Wednesday, February 22, 2012

Left of Center


The handful of lyricists involved in the '67 triumvirate we have been discussing were writing satires and critiques of the then-nascent counterculture, and these satires and critiques were aimed at the center of said counterculture. Elders in the West would've liked for the counterculture to remain marginal, but by '67 it was massive enough (backed by the Baby Boomers' demographics) that it was impossible to ignore. What was counterculture, taken to the nth? What types of characters dwelt in the margins of the counterculture? In New York, Pop-Art icon Andy Warhol was bypassing the countercultural center and making movies employing the junkies, speed freaks, transvestites, and deviant fetishists who were too left even for the left- marginal characters leading extreme lives. Warhol's protege Lou Reed produced a cache of songs in '67 which reflected similar concerns. The characters who populate The Velvet Underground and Nico have an inverse relationship to the Beatles' Everyman who dominates Sgt. Pepper- Reed's characters, like Jean Genet's, manifest extreme Otherness. To add "Heroin" as a centerpiece to the triumvirate of centerpieces I have already erected ("A Day in the Life," "2000 Light Years from Home," "When the Music's Over"), is to flip a bunch of positions at once. "Heroin," lyrically, is a dramatic monologue in the first person- it is the closest rock has ever come to Hamlet's "To be or not to be" soliloquy. Rather than being crushed by banality because he is part of it, as in the Beatles, Reed's protagonist rebels against banality by crucifying himself on the cross of his drug.

The dynamic between "Heroin" and the Stones is even more intriguing- Reed's subject owns his own loneliness, is fully cognizant of the destructiveness of the society he lives in and is staging a conscious rebellion. He may be alienated, but in his self-possession he is certainly "home." It's his marginal position which allows him to see his society so clearly- what's visible from the outside in isn't necessarily visible from the inside, and if you're seeing clearly there's no chance to fly off into space.
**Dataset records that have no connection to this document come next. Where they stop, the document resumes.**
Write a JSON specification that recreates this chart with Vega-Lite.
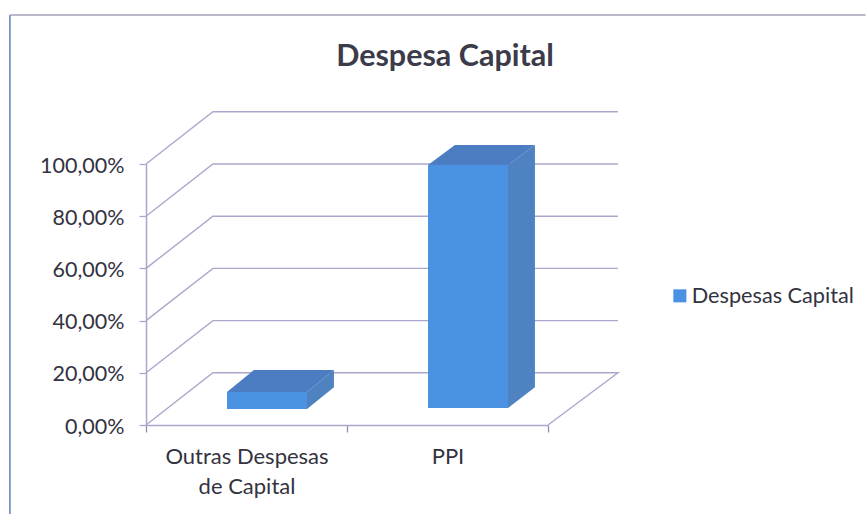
{
"$schema":"https://vega.github.io/schema/vega-lite/v6.json",
"width":402,"height":261,
"autosize":"none",
"padding":{"left":146,"top":164,"right":318,"bottom":89},
"background":"#ffffff",
"config":{"view":{"stroke":null},"font":"Lato"},
"title":{"text":"Despesa Capital","font":"Lato","fontSize":30.5,"fontWeight":"bold","color":"#3b3b4a","anchor":"middle","frame":"group","dx":98,"offset":-61},
"resolve":{"axis":{"x":"independent","y":"independent"}},
"layer":[
{"data":{"values":[
{"l":"esq","x":-0.677,"y":-34.1},{"l":"esq","x":-0.677,"y":157.1}]},
"mark":{"type":"line","stroke":"#5f7fbc","strokeWidth":1.5},
"encoding":{"x":{"field":"x","type":"quantitative","scale":{"domain":[0,2],"nice":false},"axis":{"orient":"bottom","values":[0,1,2],"labels":false,"title":null,"grid":false,"domainColor":"#a9a8cc","domainWidth":1.5,"tickColor":"#8f8fb5","tickSize":7,"tickWidth":1.3}},
"y":{"field":"y","type":"quantitative","scale":{"domain":[0,100],"nice":false},"axis":{"orient":"left","values":[0,20,40,60,80,100],"labelExpr":"replace(format(datum.value,'.2f'),'.',',')+'%'","title":null,"grid":false,"domainColor":"#a9a8cc","domainWidth":1.5,"tickColor":"#a9a8cc","tickSize":7,"tickWidth":1.3,"labelFont":"Lato","labelFontSize":21.5,"labelColor":"#33333f","labelPadding":15,"labelOffset":2}},"detail":{"field":"l"}}},
{"data":{"values":[
{"l":"topo","x":-0.677,"y":157.1},{"l":"topo","x":3.58,"y":157.1}]},
"mark":{"type":"line","stroke":"#a3a3b8","strokeWidth":1.5},
"encoding":{"x":{"field":"x","type":"quantitative","scale":{"domain":[0,2],"nice":false},"axis":{"orient":"bottom","values":[0.5,1.5],"ticks":false,"domain":false,"grid":false,"title":null,"labelExpr":"datum.value<1?['Outras Despesas','de Capital']:'PPI'","labelFont":"Lato","labelFontSize":22,"labelLineHeight":30,"labelColor":"#33333f","labelPadding":21,"labelOverlap":false,"labelBound":false,"labelFlush":false}},
"y":{"field":"y","type":"quantitative","scale":{"domain":[0,100],"nice":false},"axis":null},"detail":{"field":"l"}}},
{"data":{"values":[
{"nivel":0,"x":0,"y":0},{"nivel":0,"x":0.333,"y":20},{"nivel":0,"x":2.348,"y":20},{"nivel":0,"x":2,"y":0},
{"nivel":20,"x":0,"y":20},{"nivel":20,"x":0.333,"y":40},{"nivel":20,"x":2.348,"y":40},
{"nivel":40,"x":0,"y":40},{"nivel":40,"x":0.333,"y":60},{"nivel":40,"x":2.348,"y":60},
{"nivel":60,"x":0,"y":60},{"nivel":60,"x":0.333,"y":80},{"nivel":60,"x":2.348,"y":80},
{"nivel":80,"x":0,"y":80},{"nivel":80,"x":0.333,"y":100},{"nivel":80,"x":2.348,"y":100},
{"nivel":100,"x":0,"y":100},{"nivel":100,"x":0.333,"y":120},{"nivel":100,"x":2.348,"y":120}]},
"mark":{"type":"line","stroke":"#a9a8cc","strokeWidth":1.4,"order":null},
"encoding":{"x":{"field":"x","type":"quantitative","scale":{"domain":[0,2],"nice":false},"axis":null},
"y":{"field":"y","type":"quantitative","scale":{"domain":[0,100],"nice":false},"axis":null},"detail":{"field":"nivel"}}},
{"data":{"values":[
{"barra":"Outras","x":0.801,"y":12.6,"y2":6.1},{"barra":"Outras","x":0.935,"y":21.1,"y2":14.5},
{"barra":"PPI","x":1.801,"y":99.6,"y2":6.5},{"barra":"PPI","x":1.935,"y":107.3,"y2":14.5}]},
"mark":{"type":"area","fill":"#4f82c0"},
"encoding":{"x":{"field":"x","type":"quantitative","scale":{"domain":[0,2],"nice":false},"axis":null},
"y":{"field":"y","type":"quantitative","scale":{"domain":[0,100],"nice":false},"axis":null},"y2":{"field":"y2"},"detail":{"field":"barra"}}},
{"data":{"values":[
{"barra":"Outras","y":12.6,"x":0.403,"x2":0.801},{"barra":"Outras","y":21.1,"x":0.537,"x2":0.935},
{"barra":"PPI","y":99.6,"x":1.403,"x2":1.801},{"barra":"PPI","y":107.3,"x":1.537,"x2":1.935}]},
"mark":{"type":"area","orient":"horizontal","fill":"#4c7cc2"},
"encoding":{"x":{"field":"x","type":"quantitative","scale":{"domain":[0,2],"nice":false},"axis":null},"x2":{"field":"x2"},
"y":{"field":"y","type":"quantitative","scale":{"domain":[0,100],"nice":false},"axis":null},"detail":{"field":"barra"}}},
{"data":{"values":[
{"categoria":"Outras Despesas de Capital","serie":"Despesas Capital","x":0.403,"x2":0.801,"base":6.1,"topo":12.6},
{"categoria":"PPI","serie":"Despesas Capital","x":1.403,"x2":1.801,"base":6.5,"topo":99.6}]},
"mark":{"type":"rect"},
"encoding":{"x":{"field":"x","type":"quantitative","scale":{"domain":[0,2],"nice":false},"axis":null},"x2":{"field":"x2"},
"y":{"field":"topo","type":"quantitative","scale":{"domain":[0,100],"nice":false},"axis":null},"y2":{"field":"base"},
"color":{"field":"serie","type":"nominal","scale":{"range":["#4b92e2"]},"legend":{"orient":"none","legendX":523,"legendY":121,"title":null,"symbolType":"square","symbolSize":170,"symbolStrokeWidth":0,"labelFont":"Lato","labelFontSize":21.7,"labelColor":"#33333f","labelOffset":1,"labelLimit":300,"padding":0}}}}
]
}
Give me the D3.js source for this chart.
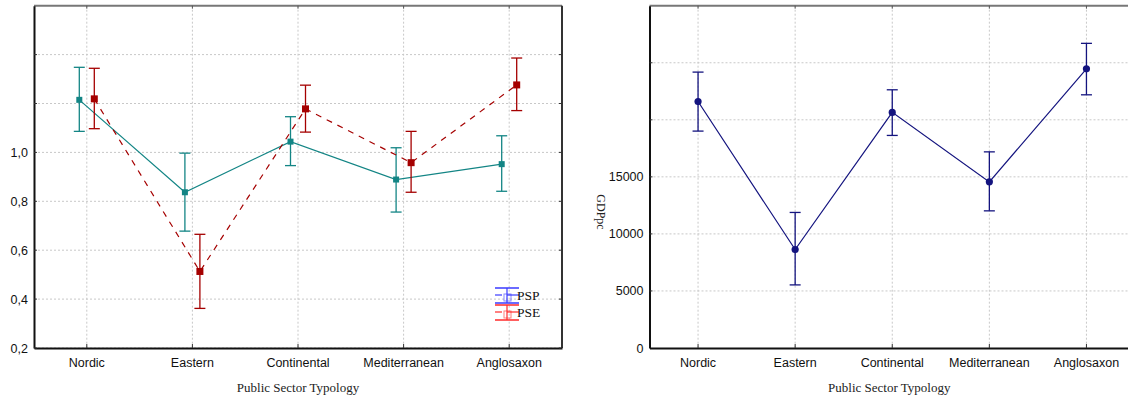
<!DOCTYPE html>
<html>
<head>
<meta charset="utf-8">
<script src="https://cdn.jsdelivr.net/npm/d3@7"></script>
<style>
  body { margin: 0; background: #fff; }
  svg { display: block; }
  .tick-lbl { font-family: "Liberation Sans", Arial, sans-serif; font-size: 12.5px; fill: #111; }
  .ax-title { font-family: "Liberation Serif", "Times New Roman", serif; font-size: 13px; fill: #222; }
</style>
</head>
<body>
<div id="chart"></div>
<script>
// categories
var typologies = ['Nordic', 'Eastern', 'Continental', 'Mediterranean', 'Anglosaxon']

// left chart: PSP and PSE means with confidence bounds
var psp_mean  = [1.215, 0.837, 1.044, 0.889, 0.952]
var psp_upper = [1.348, 0.997, 1.146, 1.019, 1.068]
var psp_lower = [1.086, 0.678, 0.946, 0.756, 0.841]

var pse_mean  = [1.219, 0.513, 1.178, 0.958, 1.276]
var pse_upper = [1.344, 0.665, 1.275, 1.086, 1.386]
var pse_lower = [1.097, 0.362, 1.083, 0.837, 1.171]

var left_ticks = [0.2, 0.4, 0.6, 0.8, 1.0]
var left_grid = [0.2, 0.4, 0.6, 0.8, 1.0, 1.2, 1.4]

// right chart: GDPpc
var gdp_mean  = [21600, 8630, 20650, 14560, 24470]
var gdp_upper = [24180, 11880, 22630, 17190, 26700]
var gdp_lower = [19010, 5530, 18630, 12020, 22190]

var right_ticks = [0, 5000, 10000, 15000]
var right_grid = [5000, 10000, 15000, 20000, 25000]

var colours = {
    teal: '#138585',
    red: '#a50000',
    navy: '#14147f',
    grid: '#c8c8c8',
    axis: '#111',
    frame: '#777'
}

var svg = d3.select('#chart').append('svg')
    .attr('width', 1128)
    .attr('height', 398)

function draw_panel(cfg) {
    var g = svg.append('g')

    var xScale = d3.scaleBand()
        .domain(typologies)
        .range([cfg.left, cfg.right])

    var yScale = d3.scaleLinear()
        .domain(cfg.yDomain)
        .range([cfg.bottom, cfg.top])

    var cx = function(i) { return xScale(typologies[i]) + xScale.bandwidth() / 2 }

    // grid lines
    g.selectAll('.hgrid')
        .data(cfg.grid)
        .enter().append('line')
        .attr('x1', cfg.left).attr('x2', cfg.right)
        .attr('y1', d => yScale(d)).attr('y2', d => yScale(d))
        .style('stroke', colours.grid)
        .style('stroke-dasharray', '2,2')

    g.selectAll('.vgrid')
        .data(typologies)
        .enter().append('line')
        .attr('x1', d => xScale(d) + xScale.bandwidth() / 2)
        .attr('x2', d => xScale(d) + xScale.bandwidth() / 2)
        .attr('y1', cfg.top).attr('y2', cfg.bottom)
        .style('stroke', colours.grid)
        .style('stroke-dasharray', '2,2')

    // frame
    g.append('line')
        .attr('x1', cfg.left).attr('x2', cfg.right)
        .attr('y1', cfg.top).attr('y2', cfg.top)
        .style('stroke', colours.frame).style('stroke-width', 2)
    g.append('line')
        .attr('x1', cfg.right).attr('x2', cfg.right)
        .attr('y1', cfg.top).attr('y2', cfg.bottom)
        .style('stroke', '#333').style('stroke-width', 2)

    // x axis (bottom) with ticks inside
    var xAxis = g.append('g')
        .attr('transform', 'translate(0,' + cfg.bottom + ')')
        .call(d3.axisBottom(xScale).tickSize(-4).tickSizeOuter(0).tickPadding(7))
    xAxis.select('.domain').style('stroke', colours.axis).style('stroke-width', 2)
    xAxis.selectAll('.tick line').style('stroke', '#333')
    xAxis.selectAll('.tick text').attr('class', 'tick-lbl').attr('dy', '0.95em')

    // top ticks
    g.append('g')
        .attr('transform', 'translate(0,' + cfg.top + ')')
        .call(d3.axisTop(xScale).tickSize(-3).tickSizeOuter(0).tickFormat(''))
        .call(s => s.select('.domain').remove())
        .selectAll('.tick line').style('stroke', '#555')

    // y axis left: labels only on the lower ticks
    var yAxis = g.append('g')
        .attr('transform', 'translate(' + cfg.left + ',0)')
        .call(d3.axisLeft(yScale).tickValues(cfg.ticks).tickSize(0).tickPadding(6).tickFormat(cfg.fmt))
    yAxis.select('.domain').style('stroke', colours.axis).style('stroke-width', 2)
    yAxis.selectAll('.tick text').attr('class', 'tick-lbl')

    // inner ticks on left and right
    g.selectAll('.ltick')
        .data(cfg.grid)
        .enter().append('line')
        .attr('x1', cfg.left).attr('x2', cfg.left + 3)
        .attr('y1', d => yScale(d)).attr('y2', d => yScale(d))
        .style('stroke', '#333')
    g.selectAll('.rtick')
        .data(cfg.grid)
        .enter().append('line')
        .attr('x1', cfg.right - 3).attr('x2', cfg.right)
        .attr('y1', d => yScale(d)).attr('y2', d => yScale(d))
        .style('stroke', '#333')

    // titles
    g.append('text')
        .attr('class', 'ax-title')
        .attr('x', (cfg.left + cfg.titleRight) / 2)
        .attr('y', 392)
        .attr('text-anchor', 'middle')
        .text('Public Sector Typology')

    if (cfg.yTitle) {
        g.append('text')
            .attr('class', 'ax-title')
            .style('font-size', '12px')
            .attr('transform', 'translate(' + cfg.yTitleX + ',' + cfg.yTitleY + ') rotate(90)')
            .attr('text-anchor', 'middle')
            .text(cfg.yTitle)
    }

    // series
    cfg.series.forEach(function(s) {
        var pts = s.mean.map(function(v, i) {
            return { x: cx(i) + s.offset, y: yScale(v), hi: yScale(s.upper[i]), lo: yScale(s.lower[i]) }
        })

        g.append('path')
            .datum(pts)
            .attr('d', d3.line().x(d => d.x).y(d => d.y))
            .style('fill', 'none')
            .style('stroke', s.colour)
            .style('stroke-width', 1.2)
            .style('stroke-dasharray', s.dash || null)

        var eb = g.selectAll(null).data(pts).enter().append('g')
        eb.append('line')
            .attr('x1', d => d.x).attr('x2', d => d.x)
            .attr('y1', d => d.hi).attr('y2', d => d.lo)
            .style('stroke', s.colour).style('stroke-width', 1.3)
        eb.append('line')
            .attr('x1', d => d.x - 5.5).attr('x2', d => d.x + 5.5)
            .attr('y1', d => d.hi).attr('y2', d => d.hi)
            .style('stroke', s.colour).style('stroke-width', 1.3)
        eb.append('line')
            .attr('x1', d => d.x - 5.5).attr('x2', d => d.x + 5.5)
            .attr('y1', d => d.lo).attr('y2', d => d.lo)
            .style('stroke', s.colour).style('stroke-width', 1.3)

        if (s.marker === 'circle') {
            eb.append('circle')
                .attr('cx', d => d.x).attr('cy', d => d.y)
                .attr('r', 3.6)
                .style('fill', s.colour)
        } else {
            eb.append('rect')
                .attr('x', d => d.x - s.size / 2).attr('y', d => d.y - s.size / 2)
                .attr('width', s.size).attr('height', s.size)
                .style('fill', s.colour)
        }
    })

    return { x: xScale, y: yScale }
}

var fmt_comma = function(d) { return d3.format('.1f')(d).replace('.', ',') }

draw_panel({
    left: 34, right: 562, top: 5.7, bottom: 348, titleRight: 562,
    yDomain: [0.2, 1.6],
    ticks: left_ticks, grid: left_grid, fmt: fmt_comma,
    series: [
        { mean: psp_mean, upper: psp_upper, lower: psp_lower, colour: colours.teal, offset: -7.5, size: 6 },
        { mean: pse_mean, upper: pse_upper, lower: pse_lower, colour: colours.red, offset: 7.5, size: 7, dash: '6,6' }
    ]
})

draw_panel({
    left: 649.5, right: 1135, top: 5.7, bottom: 348, titleRight: 1129,
    yDomain: [0, 30000],
    ticks: right_ticks, grid: right_grid, fmt: d3.format('d'),
    yTitle: 'GDPpc', yTitleX: 597, yTitleY: 212,
    series: [
        { mean: gdp_mean, upper: gdp_upper, lower: gdp_lower, colour: colours.navy, offset: 0, marker: 'circle' }
    ]
})

// legend (left chart)
var legend_items = [
    { label: 'PSP', colour: '#3a3aff', y: 296 },
    { label: 'PSE', colour: '#ff2a2a', y: 313 }
]

var legend = svg.append('g')
legend_items.forEach(function(it) {
    var lg = legend.append('g').attr('transform', 'translate(495,' + it.y + ')')
    lg.append('line').attr('x1', 0).attr('x2', 24).attr('y1', -8).attr('y2', -8)
        .style('stroke', it.colour).style('stroke-width', 1.5)
    lg.append('line').attr('x1', 0).attr('x2', 24).attr('y1', 7).attr('y2', 7)
        .style('stroke', it.colour).style('stroke-width', 1.5)
    lg.append('line').attr('x1', 0).attr('x2', 7).attr('y1', -1).attr('y2', -1)
        .style('stroke', it.colour).style('stroke-width', 1.2)
    lg.append('line').attr('x1', 12).attr('x2', 24).attr('y1', -1).attr('y2', -1)
        .style('stroke', it.colour).style('stroke-width', 1.2)
    lg.append('line').attr('x1', 12).attr('x2', 12).attr('y1', -8).attr('y2', 7)
        .style('stroke', it.colour).style('stroke-width', 1.2)
    lg.append('rect').attr('x', 9).attr('y', -2).attr('width', 7).attr('height', 7)
        .style('fill', 'none').style('stroke', it.colour).style('stroke-opacity', 0.6)
    lg.append('text')
        .attr('class', 'ax-title')
        .attr('x', 22).attr('y', 4)
        .style('font-size', '13.5px')
        .style('fill', '#111')
        .text(it.label)
})
</script>
</body>
</html>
The Doors and the Velvets back and forth set up a dynamic between a personal and a generalized apocalypse- Reed grants Morrison's digressions a concrete center. Reed's protagonist talks from inside "What've they done to the Earth/ What've they done to our fair sister?" The rebellion enacted in "Heroin" is against destruction with more destruction- the degradation of the protagonist's body is a manner of elevating his soul. It's the spiritual trumping the material, and the act of ingesting heroin (which is rendered dramatically in the rise and fall of the music) a manifestation of courage and heroism, just as the Beatles' Everyman cowers behind routinized behaviors and the Stones' space cadets pretend to be enjoying their trips. The irony is that we don't have to grant Reed's protagonist the premise he presents- we can interrogate whether or not we find him to be courageous for injecting heroin. What if we find him to be merely narcissistic? He wants us to believe it's more transcendental (and spiritual) not to care, to disengage or not even register "the dead bodies piled up in mounds," to "nullify (his) life."

Living on the margins is a double-edged sword- you get to see the massive and imposing center more clearly, but what (and who) sustains you? What's your community? There is no "you" to the "I" in "Heroin"; but the "you" is there in the background, and Reed's audience was (and is) encouraged to put together the clues as to how this particular Hamlet became this haunted. It would be difficult to read "Heroin" as a satire- the lyrics are presented in deadly earnest, and we are encouraged to sympathize with the protagonist. In many ways, it's the warmest of the four centerpieces, and the most human. That's a distinguishing characteristic of Lou Reed's writing, right up until the present day and against Jagger, Morrison, and Lennon-McCartney- his characters breathe, they have an emotional life. Other songs on The Velvet Underground and Nico, like "I'll Be Your Mirror," represent the joy of simple (and complex) human connection in a way that eludes the Beatles, Stones, and Doors. It's an interesting conglomerate of sensibilities- marginal characters leading lives on-edge, but still able to relate, rather than alienated center-dwellers. The fact that male and female voices alternate on the album adds a sense of androgyny to the songs- it could be glossed as simple bisexuality (as if bisexuality were ever simple) or an enactment of the communal impulse that the Beatles, Stones, and Doors skewer.

It's another irony that's difficult to steer around- that margin-dwellers are capable of maintaining closer relationships than centrists. One reason that the deviant sex of "Venus in Furs" is so evocative is that the roles participants play in S & M scenarios are intimate. If "Venus in Furs" didn't sound so intimate (and distinctive, owing to John Cale's contribution), it would be merely imposing and eerie. As is, it's also touching. There's a whole history of this kind of literature- the intimacy of marginality and transgression. But before Lou Reed and the Velvets, there'd never been anything in popular music quite like this. In a sense, the Velvets rebelled against the timeliness of the Beatles, Stones, and Doors with timelessness- naked portraits of human essences rendered in such a way that they aren't limited by the confines of '67.